В один месяц ежемесячный торговый дефицит Мексики с США, составлявший 1 миллиард долларов, превратился в небольшой профицит (22). Вне Мексики те, кто зарабатывал себе на жизнь продажей продуктов или услуг мексиканцам, обнаружили, что их рынки внезапно исчезли.

Если посмотреть на Мексику в 1995 г., то складывается впечатление, что ее экономические грехи были очень невелики по сравнению с наказанием, которому ее подвергли для восстановления «доверия инвесторов». Всего лишь за шесть месяцев до того, летом 1994 г., Мексика повсюду приводилась как пример страны, где все дела идут хорошо. Она устранила большие бюджетные дефициты начала 80-х гг. и добилась финансового равновесия. Она проводила отмену регулирования и приватизацию — более тысячи государственных фирм были проданы. Широко распространилась отмена регулирования. Отбросив прежнюю политику самозащиты, Мексика вошла в НАФТА и быстро сокращала тарифы и квоты. Инфляция в 1994 г. составляла всего 7% (23). Президент Салинас был героем, украшавшим обложки популярных журналов. А через год он был в изгнании, и его обвиняли едва ли не во всех мыслимых преступлениях (24). Поскольку люди, действовавшие на рынках, не могли свалить вину за происшедшее на работу рынков, то надо было найти коррупцию (наркотики, убийства) и дьяволов (брат президента) (25).
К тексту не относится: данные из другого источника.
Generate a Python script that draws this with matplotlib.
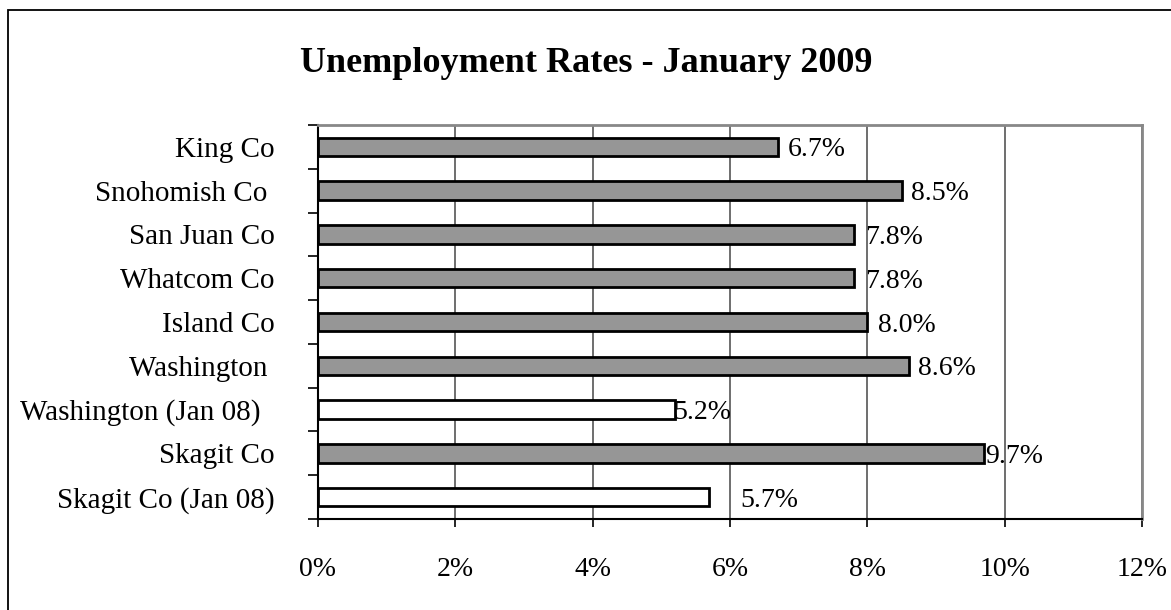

Хотя у Мексики и был торговый дефицит, этот дефицит был вызван решениями частного сектора — государственный сектор не имел прямых долгов ни внутри страны, ни за границей. Когда же займы происходили, то, как отмечали комментаторы, дефициты торгового баланса, оплачиваемые кратковременными денежными вливаниями, были вполне допустимы, поскольку они отражали частные решения занимать деньги или брать деньги взаймы, принимаемые с обеих сторон рынка. Вдобавок мексиканские торговые дефициты были далеко не худшими на свете. Справедливо, что проблемы Мексики были бы не столь тяжелы, если бы у нее был более высокий процент сбережений и если бы ее фирмы и банки имели меньше долгов, выраженных в долларах. Впрочем, мексиканский уровень сбережений — 16% — превосходит уровень сбережений в Соединенных Штатах (26).